Coca-Cola Doubles-Down on Becoming Target of Special Interests, Endures Bitter Taste of Its Folly
Shareholder Meeting Query About Where Coke Will Draw the Line Rebuffed
Coke Executive Refuses to Believe Soda Giant Capitulated
Atlanta, GA / Washington, D.C. - At today's Coca-Cola Company shareholder meeting in Atlanta, Coca-Cola stood by its recent decision to drop its support of the American Legislative Exchange Council under pressure from a left-wing special interest group.
As predicted by the National Center for Public Policy Research, the shareholder meeting was a carnival of leftist special interests making demands of Coca-Cola Company Chairman and CEO Muhtar Kent.
In a question submitted to Kent that was not addressed during the shareholder meeting, National Center Executive Director David W. Almasi warned the leadership of the beverage giant that not standing by its professional associations would put the company and its shareholders at a business disadvantage, but this plea seemed to fall on deaf ears when one high-ranking executive was approached by Almasi after the meeting.

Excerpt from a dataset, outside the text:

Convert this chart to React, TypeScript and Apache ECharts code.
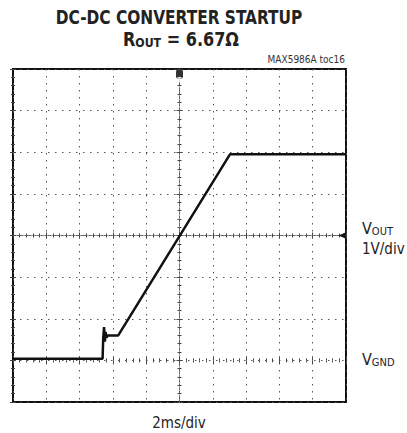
import React, { useEffect, useRef } from "react";
import * as echarts from "echarts";

// time in ms (2 ms/div, 10 div), voltage in V (1 V/div, ground at 0)
const timeMs = [0, 5.38, 5.42, 5.47, 5.52, 5.56, 5.62, 5.7, 6.32, 13.03, 20];
const voutV = [0.04, 0.04, 0.55, 0.8, 0.45, 0.68, 0.55, 0.6, 0.6, 4.95, 4.95];

const xMin = 0, xMax = 20, xStep = 2;
const yMin = -1, yMax = 7, yStep = 1;

const FONT = "'Liberation Sans Narrow', 'DejaVu Sans Condensed', 'Liberation Sans', sans-serif";

export default function App() {
  const ref = useRef<HTMLDivElement>(null);
  useEffect(() => {
    if (!ref.current) return;
    const chart = echarts.init(ref.current, undefined, { renderer: "svg" });
    const gridRect = { left: 13, top: 69, width: 333, height: 333 };
    const dotted = { color: "#555", width: 1, type: [1.5, 5.5] as any };
    const tickStyle = { color: "#444", width: 1 };
    const borderAxisX = (pos: string) => ({
      type: "value", gridIndex: 0, min: xMin, max: xMax, interval: xStep, position: pos,
      axisLine: { show: false }, axisLabel: { show: false },
      axisTick: { show: true, inside: true, length: 3, lineStyle: tickStyle },
      minorTick: { show: true, splitNumber: 5, length: 2, lineStyle: tickStyle },
      splitLine: { show: pos === "bottom", lineStyle: dotted },
    });
    const borderAxisY = (pos: string) => ({
      type: "value", gridIndex: 0, min: yMin, max: yMax, interval: yStep, position: pos,
      axisLine: { show: false }, axisLabel: { show: false },
      axisTick: { show: true, inside: true, length: 3, lineStyle: tickStyle },
      minorTick: { show: true, splitNumber: 5, length: 2, lineStyle: tickStyle },
      splitLine: { show: pos === "left", lineStyle: dotted },
    });
    const centerX = (g: number, inside: boolean) => ({
      type: "value", gridIndex: g, min: -10, max: 10, interval: 2,
      axisLine: { show: true, onZero: true, lineStyle: { color: "#666", width: 1, type: [2, 2] } },
      axisLabel: { show: false },
      axisTick: { show: true, inside, length: 3, lineStyle: tickStyle },
      minorTick: { show: true, splitNumber: 5, length: 2, lineStyle: tickStyle },
      splitLine: { show: false },
    });
    const centerY = (g: number, inside: boolean) => ({
      type: "value", gridIndex: g, min: -4, max: 4, interval: 1,
      axisLine: { show: true, onZero: true, lineStyle: { color: "#666", width: 1, type: [2, 2] } },
      axisLabel: { show: false },
      axisTick: { show: true, inside, length: 3, lineStyle: tickStyle },
      minorTick: { show: true, splitNumber: 5, length: 2, lineStyle: tickStyle },
      splitLine: { show: false },
    });
    chart.setOption({
      animation: false,
      backgroundColor: "#fff",
      grid: [
        { ...gridRect, show: true, borderColor: "#111", borderWidth: 2, backgroundColor: "transparent" },
        { ...gridRect },
        { ...gridRect },
      ],
      xAxis: [
        borderAxisX("bottom"),
        borderAxisX("top"),
        centerX(1, true),
        centerX(2, false),
      ],
      yAxis: [
        borderAxisY("left"),
        borderAxisY("right"),
        centerY(1, true),
        centerY(2, false),
      ],
      series: [
        {
          type: "line",
          xAxisIndex: 0,
          yAxisIndex: 0,
          data: timeMs.map((t, i) => [t, voutV[i]]),
          showSymbol: false,
          lineStyle: { color: "#111", width: 2.5 },
          z: 10,
          markPoint: {
            silent: true,
            data: [
              {
                coord: [10, 7],
                symbol: "roundRect",
                symbolSize: [7, 9],
                symbolOffset: [0, 5],
                itemStyle: { color: "#333" },
                label: { show: true, formatter: "T", color: "#fff", fontSize: 7, fontWeight: "bold", offset: [0, 5] },
              },
              {
                coord: [20, 3],
                symbol: "triangle",
                symbolRotate: 90,
                symbolSize: [6, 7],
                symbolOffset: [-4, 0],
                itemStyle: { color: "#111" },
                label: { show: false },
              },
            ],
          },
        },
      ],
      graphic: [
        {
          type: "text", x: 179, y: 17, scaleX: 0.9,
          style: { text: "DC-DC CONVERTER STARTUP", font: `bold 19px ${FONT}`, fill: "#222", align: "center", verticalAlign: "middle" },
        },
        {
          type: "text", x: 181, y: 39, scaleX: 0.94,
          style: {
            text: "{a|R}{b|OUT}{a| = 6.67Ω}", align: "center", verticalAlign: "middle",
            rich: {
              a: { font: `bold 19px ${FONT}`, fill: "#222", verticalAlign: "bottom", lineHeight: 20 },
              b: { font: `bold 13px ${FONT}`, fill: "#222", verticalAlign: "bottom", lineHeight: 20 },
            },
          },
        },
        {
          type: "text", x: 345, y: 59,
          style: { text: "MAX5986A toc16", font: `10px ${FONT}`, fill: "#333", align: "right", verticalAlign: "middle" },
        },
        {
          type: "text", x: 362, y: 228,
          style: {
            text: "{a|V}{b|OUT}", align: "left", verticalAlign: "middle",
            rich: {
              a: { font: `16px ${FONT}`, fill: "#222", verticalAlign: "bottom", lineHeight: 17 },
              b: { font: `11px ${FONT}`, fill: "#222", verticalAlign: "bottom", lineHeight: 15 },
            },
          },
        },
        {
          type: "text", x: 362, y: 249,
          style: { text: "1V/div", font: `15px ${FONT}`, fill: "#222", align: "left", verticalAlign: "middle" },
        },
        {
          type: "text", x: 362, y: 359,
          style: {
            text: "{a|V}{b|GND}", align: "left", verticalAlign: "middle",
            rich: {
              a: { font: `16px ${FONT}`, fill: "#222", verticalAlign: "bottom", lineHeight: 17 },
              b: { font: `11px ${FONT}`, fill: "#222", verticalAlign: "bottom", lineHeight: 15 },
            },
          },
        },
        {
          type: "text", x: 179, y: 423,
          style: { text: "2ms/div", font: `15px ${FONT}`, fill: "#222", align: "center", verticalAlign: "middle" },
        },
      ],
    });
    return () => chart.dispose();
  }, []);
  return <div ref={ref} style={{ position: "fixed", left: 0, top: 0, width: 407, height: 433 }} />;
}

"In the past, the Coca-Cola Company beat back rumors such as the one that Mikey from the Life cereal commercial died from a mixture of Coke and Pop Rocks to the legend that a tooth in a glass of Coke will dissolve overnight. But when left-wing radicals began selling the tall tale that Coca-Cola wants to take peoples' votes away, it would appear they took a dive. And today I think they doubled-down on this mistake," said the National Center's Almasi, a Coca-Cola shareholder. "Coca-Cola terminated a relationship with a think-tank they worked with on tax policy because of false racism allegations about the think-tank's work to combat vote fraud. By refusing to acknowledge this mistake today, their weakness opens up the company and its shareholders to a Pandora's Box of demands from political special interests. And we all got a taste of it today at the shareholder meeting."
Coca-Cola severed ties with ALEC earlier this month at the demand of the radical racial pressure group Color of Change. Confronted at today's shareholder meeting, Steve Cahillane, the president and CEO of Coca-Cola Refreshments and the former head of North American operations, told Almasi he did not believe that Coke "capitulated" to radical demands and that the questioners at the meeting did not fully represent Coke shareholders or consumers.
At the meeting, despite a high number of company employees in the audience cheering on the Coca-Cola board and executives and asking some of the questions, Kent found himself facing questions critical of the company's bottled water sales, corn syrup and other chemicals in its drinks, allegations of domestic racial discrimination and criminal activity abroad, lowering the carbon footprint of its vending machines and coordinated shout-downs from protesters placed throughout the audience by the radical activists.
"While it was outrageous that Mr. Kent thought he could address all shareholder concerns with less than an hour of question and answers - and pointedly leaving out my question, I might add - six of the eight questions not posed by employees of the company were attacks on Coke," added Almasi. "Coke dropped ALEC because of leftist complaints about its work on ballot integrity when Coke's real work with ALEC centered on tax policy. Who gets hurt here? The company, its shareholders and its consumers. Every demand made at today's shareholder meeting would similarly put the company at risk. It's a peril they bring on themselves when they refuse to stand up to left-wing bullies, and they must be prepared to publicly draw a line before they lose the profitability Mr. Kent was so proud to share with us today."
The National Center for Public Policy Research recently announced the creation of the "Voter Identification Task Force" to promote measures to enhance integrity in voting as a means of continuing the work of the American Legislation Exchange Council in this area.
A recent poll conducted jointly by Anderson Robbins Research and Shaw and Company Research found that 70 percent of those surveyed -- including Republican and Democrat majorities -- support voter identification laws. Additionally, 50 percent of those surveyed thought that opponents of such laws may want to allow vote fraud to occur.
Coca-Cola's shareholder meeting was held at the Cobb Galleria Centre in Atlanta, Georgia on April 25 between 9:30 AM and 11:00 AM eastern. Both David Almasi and the National Center for Public Policy Research are Coca-Cola shareholders.
The National Center For Public Policy Research is a conservative, free-market, non-profit think-tank established in 1982. It is supported by the voluntary gifts of over 100,000 individual recent supporters, receiving approximately one percent of its revenue from corporate sources. Contributions to it are tax-deductible.